┌────────

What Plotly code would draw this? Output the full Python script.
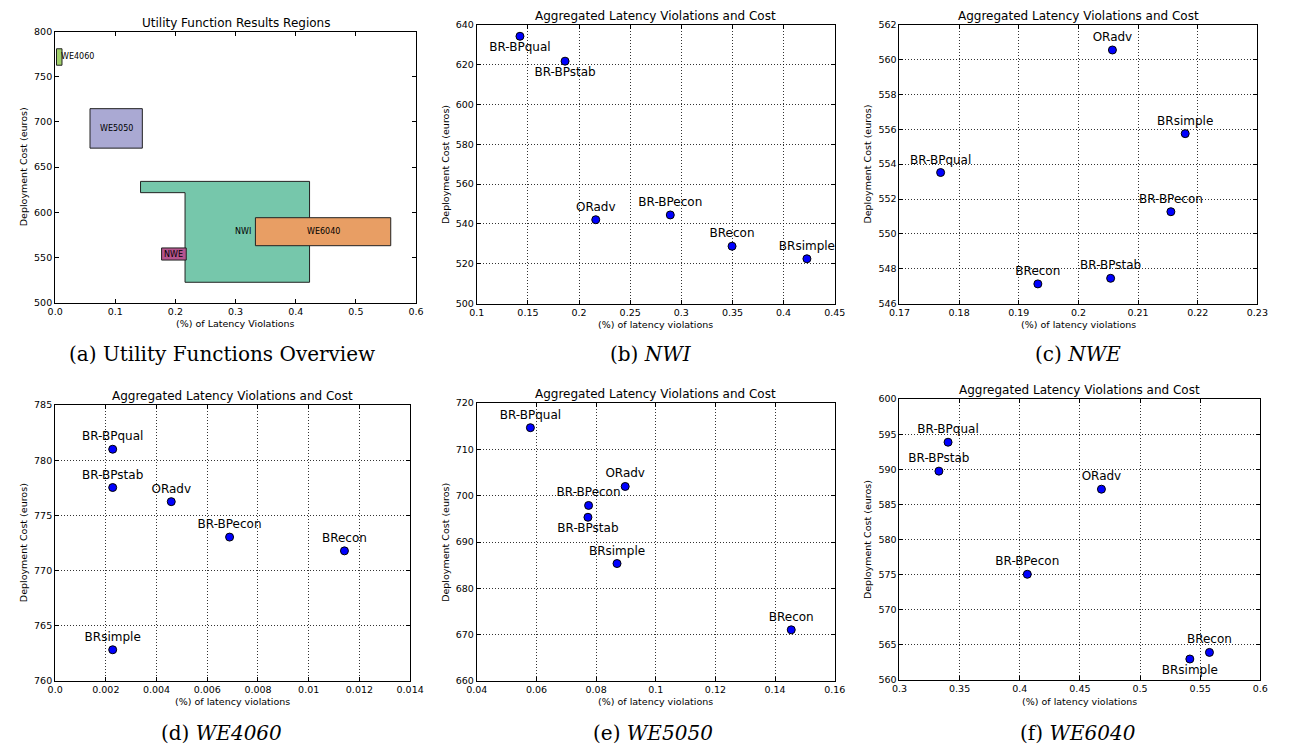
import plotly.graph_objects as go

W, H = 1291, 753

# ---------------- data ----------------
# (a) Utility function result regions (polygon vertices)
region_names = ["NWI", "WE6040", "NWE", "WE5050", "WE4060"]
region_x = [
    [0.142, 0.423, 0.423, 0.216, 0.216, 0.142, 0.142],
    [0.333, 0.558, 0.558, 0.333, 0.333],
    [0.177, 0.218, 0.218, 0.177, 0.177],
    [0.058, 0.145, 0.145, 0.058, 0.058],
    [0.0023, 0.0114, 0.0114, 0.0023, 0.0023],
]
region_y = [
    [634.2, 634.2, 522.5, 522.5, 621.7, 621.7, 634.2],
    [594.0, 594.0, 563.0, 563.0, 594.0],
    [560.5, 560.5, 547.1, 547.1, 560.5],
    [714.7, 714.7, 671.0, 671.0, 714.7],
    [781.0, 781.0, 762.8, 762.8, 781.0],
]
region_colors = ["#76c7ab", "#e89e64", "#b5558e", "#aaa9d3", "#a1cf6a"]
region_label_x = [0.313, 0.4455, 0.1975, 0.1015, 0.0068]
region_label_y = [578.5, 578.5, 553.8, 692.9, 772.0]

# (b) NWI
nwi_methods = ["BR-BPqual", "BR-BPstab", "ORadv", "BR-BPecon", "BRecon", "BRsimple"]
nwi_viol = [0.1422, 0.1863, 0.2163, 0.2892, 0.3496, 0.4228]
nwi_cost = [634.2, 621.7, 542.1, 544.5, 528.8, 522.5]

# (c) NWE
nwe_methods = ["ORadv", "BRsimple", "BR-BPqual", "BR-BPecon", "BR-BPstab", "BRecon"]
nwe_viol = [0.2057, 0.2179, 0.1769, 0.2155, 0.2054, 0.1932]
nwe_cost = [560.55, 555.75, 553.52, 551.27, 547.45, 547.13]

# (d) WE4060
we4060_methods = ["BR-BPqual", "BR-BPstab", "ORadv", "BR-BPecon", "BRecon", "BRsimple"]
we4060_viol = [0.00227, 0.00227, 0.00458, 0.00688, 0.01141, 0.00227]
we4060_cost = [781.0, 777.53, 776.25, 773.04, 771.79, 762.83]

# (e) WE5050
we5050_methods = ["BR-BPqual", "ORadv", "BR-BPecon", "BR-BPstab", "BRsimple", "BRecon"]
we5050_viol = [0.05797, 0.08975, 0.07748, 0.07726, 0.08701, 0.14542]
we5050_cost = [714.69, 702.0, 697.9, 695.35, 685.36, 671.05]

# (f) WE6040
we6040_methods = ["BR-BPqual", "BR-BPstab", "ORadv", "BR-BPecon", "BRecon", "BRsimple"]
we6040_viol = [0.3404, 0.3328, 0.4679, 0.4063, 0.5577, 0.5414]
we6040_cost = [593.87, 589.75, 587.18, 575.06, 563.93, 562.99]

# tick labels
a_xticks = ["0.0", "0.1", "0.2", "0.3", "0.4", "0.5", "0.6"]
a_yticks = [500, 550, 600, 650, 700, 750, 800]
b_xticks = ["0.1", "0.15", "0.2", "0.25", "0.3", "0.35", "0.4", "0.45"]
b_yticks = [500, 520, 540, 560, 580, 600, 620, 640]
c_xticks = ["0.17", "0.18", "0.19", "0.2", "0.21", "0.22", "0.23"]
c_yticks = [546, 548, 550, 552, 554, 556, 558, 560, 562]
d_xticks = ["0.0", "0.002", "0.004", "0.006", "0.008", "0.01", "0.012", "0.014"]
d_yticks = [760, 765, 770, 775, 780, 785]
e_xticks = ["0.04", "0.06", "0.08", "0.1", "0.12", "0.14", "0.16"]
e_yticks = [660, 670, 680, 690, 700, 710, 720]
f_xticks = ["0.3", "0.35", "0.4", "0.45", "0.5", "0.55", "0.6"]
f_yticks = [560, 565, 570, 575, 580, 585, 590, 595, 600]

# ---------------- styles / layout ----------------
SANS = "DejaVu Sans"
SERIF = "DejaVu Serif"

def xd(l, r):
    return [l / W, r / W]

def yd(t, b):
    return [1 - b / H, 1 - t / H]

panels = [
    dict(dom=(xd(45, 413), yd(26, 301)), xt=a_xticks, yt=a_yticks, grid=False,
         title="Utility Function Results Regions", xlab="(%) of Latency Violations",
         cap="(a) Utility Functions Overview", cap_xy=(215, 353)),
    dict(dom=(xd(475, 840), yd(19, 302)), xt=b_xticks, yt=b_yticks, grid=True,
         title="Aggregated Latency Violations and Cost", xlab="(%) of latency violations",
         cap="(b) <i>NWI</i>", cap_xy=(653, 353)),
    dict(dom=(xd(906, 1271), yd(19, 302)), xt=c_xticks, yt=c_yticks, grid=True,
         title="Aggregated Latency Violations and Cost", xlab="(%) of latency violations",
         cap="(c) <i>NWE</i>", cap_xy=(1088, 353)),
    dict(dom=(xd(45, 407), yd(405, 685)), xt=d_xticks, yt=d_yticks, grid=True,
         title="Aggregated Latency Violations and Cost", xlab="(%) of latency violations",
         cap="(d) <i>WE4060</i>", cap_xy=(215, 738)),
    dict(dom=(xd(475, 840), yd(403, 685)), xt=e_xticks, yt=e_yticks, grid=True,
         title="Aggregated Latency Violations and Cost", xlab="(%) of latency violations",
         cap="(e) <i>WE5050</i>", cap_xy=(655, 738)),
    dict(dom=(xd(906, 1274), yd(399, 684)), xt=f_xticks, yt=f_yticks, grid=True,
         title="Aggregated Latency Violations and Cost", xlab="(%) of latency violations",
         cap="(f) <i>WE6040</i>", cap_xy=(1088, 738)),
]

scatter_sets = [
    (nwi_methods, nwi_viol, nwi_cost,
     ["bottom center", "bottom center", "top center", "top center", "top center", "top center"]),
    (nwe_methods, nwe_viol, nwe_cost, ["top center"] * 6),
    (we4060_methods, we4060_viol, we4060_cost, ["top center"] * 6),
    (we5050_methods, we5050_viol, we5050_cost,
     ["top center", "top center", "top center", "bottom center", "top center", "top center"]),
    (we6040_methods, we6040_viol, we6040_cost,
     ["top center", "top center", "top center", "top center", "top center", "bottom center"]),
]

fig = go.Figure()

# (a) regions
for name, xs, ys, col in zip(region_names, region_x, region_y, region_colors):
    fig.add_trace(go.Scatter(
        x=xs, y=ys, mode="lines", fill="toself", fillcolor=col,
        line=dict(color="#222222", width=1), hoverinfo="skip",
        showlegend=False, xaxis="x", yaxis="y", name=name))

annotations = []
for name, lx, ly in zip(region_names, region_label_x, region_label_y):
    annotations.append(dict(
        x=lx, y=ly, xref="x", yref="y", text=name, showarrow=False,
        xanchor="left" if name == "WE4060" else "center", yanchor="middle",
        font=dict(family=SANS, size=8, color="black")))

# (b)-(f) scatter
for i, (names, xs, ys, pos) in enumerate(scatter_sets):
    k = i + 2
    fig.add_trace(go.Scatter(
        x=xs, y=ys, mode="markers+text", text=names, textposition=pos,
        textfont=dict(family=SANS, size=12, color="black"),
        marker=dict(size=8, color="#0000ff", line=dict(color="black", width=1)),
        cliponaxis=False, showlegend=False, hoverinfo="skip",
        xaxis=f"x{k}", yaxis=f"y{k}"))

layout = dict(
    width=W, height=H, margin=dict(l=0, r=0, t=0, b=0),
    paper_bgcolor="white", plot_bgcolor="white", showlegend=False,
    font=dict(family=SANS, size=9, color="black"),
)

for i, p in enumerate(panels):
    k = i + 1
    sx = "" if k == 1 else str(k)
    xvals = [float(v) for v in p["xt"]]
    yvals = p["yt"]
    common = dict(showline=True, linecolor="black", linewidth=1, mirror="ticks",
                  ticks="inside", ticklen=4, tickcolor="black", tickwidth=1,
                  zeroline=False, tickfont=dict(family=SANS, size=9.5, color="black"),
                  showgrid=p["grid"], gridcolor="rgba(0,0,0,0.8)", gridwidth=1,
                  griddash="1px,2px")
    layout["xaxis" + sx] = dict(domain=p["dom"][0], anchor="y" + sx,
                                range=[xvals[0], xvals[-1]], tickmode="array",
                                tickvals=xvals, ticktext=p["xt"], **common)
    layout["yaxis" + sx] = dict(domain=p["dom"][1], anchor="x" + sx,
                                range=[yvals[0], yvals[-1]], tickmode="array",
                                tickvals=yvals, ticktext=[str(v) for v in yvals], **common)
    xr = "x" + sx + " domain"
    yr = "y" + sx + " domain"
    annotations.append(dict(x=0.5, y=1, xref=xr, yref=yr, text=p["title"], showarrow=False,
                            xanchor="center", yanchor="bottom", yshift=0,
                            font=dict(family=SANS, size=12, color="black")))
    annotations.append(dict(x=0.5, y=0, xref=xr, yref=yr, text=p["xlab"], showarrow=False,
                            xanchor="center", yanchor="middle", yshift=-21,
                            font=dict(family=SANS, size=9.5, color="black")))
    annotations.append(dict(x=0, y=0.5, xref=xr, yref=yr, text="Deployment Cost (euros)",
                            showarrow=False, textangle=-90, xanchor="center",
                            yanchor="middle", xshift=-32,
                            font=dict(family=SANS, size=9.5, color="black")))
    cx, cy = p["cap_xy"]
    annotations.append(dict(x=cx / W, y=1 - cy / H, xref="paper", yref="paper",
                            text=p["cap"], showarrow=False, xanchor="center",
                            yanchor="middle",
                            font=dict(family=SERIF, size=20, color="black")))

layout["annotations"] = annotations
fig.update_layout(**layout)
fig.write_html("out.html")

└────────

**What this task involves:** Repeat exactly and only the lines from the start of the data above through the line that holds "nwi_cost = [634.2, 621.7, 542.1, 544.5, 528.8, 522.5]", inclusive. Pictures do not belong in the copy.

**Response below:**
What Plotly code would draw this? Output the full Python script.
import plotly.graph_objects as go

W, H = 1291, 753

# ---------------- data ----------------
# (a) Utility function result regions (polygon vertices)
region_names = ["NWI", "WE6040", "NWE", "WE5050", "WE4060"]
region_x = [
    [0.142, 0.423, 0.423, 0.216, 0.216, 0.142, 0.142],
    [0.333, 0.558, 0.558, 0.333, 0.333],
    [0.177, 0.218, 0.218, 0.177, 0.177],
    [0.058, 0.145, 0.145, 0.058, 0.058],
    [0.0023, 0.0114, 0.0114, 0.0023, 0.0023],
]
region_y = [
    [634.2, 634.2, 522.5, 522.5, 621.7, 621.7, 634.2],
    [594.0, 594.0, 563.0, 563.0, 594.0],
    [560.5, 560.5, 547.1, 547.1, 560.5],
    [714.7, 714.7, 671.0, 671.0, 714.7],
    [781.0, 781.0, 762.8, 762.8, 781.0],
]
region_colors = ["#76c7ab", "#e89e64", "#b5558e", "#aaa9d3", "#a1cf6a"]
region_label_x = [0.313, 0.4455, 0.1975, 0.1015, 0.0068]
region_label_y = [578.5, 578.5, 553.8, 692.9, 772.0]

# (b) NWI
nwi_methods = ["BR-BPqual", "BR-BPstab", "ORadv", "BR-BPecon", "BRecon", "BRsimple"]
nwi_viol = [0.1422, 0.1863, 0.2163, 0.2892, 0.3496, 0.4228]
nwi_cost = [634.2, 621.7, 542.1, 544.5, 528.8, 522.5]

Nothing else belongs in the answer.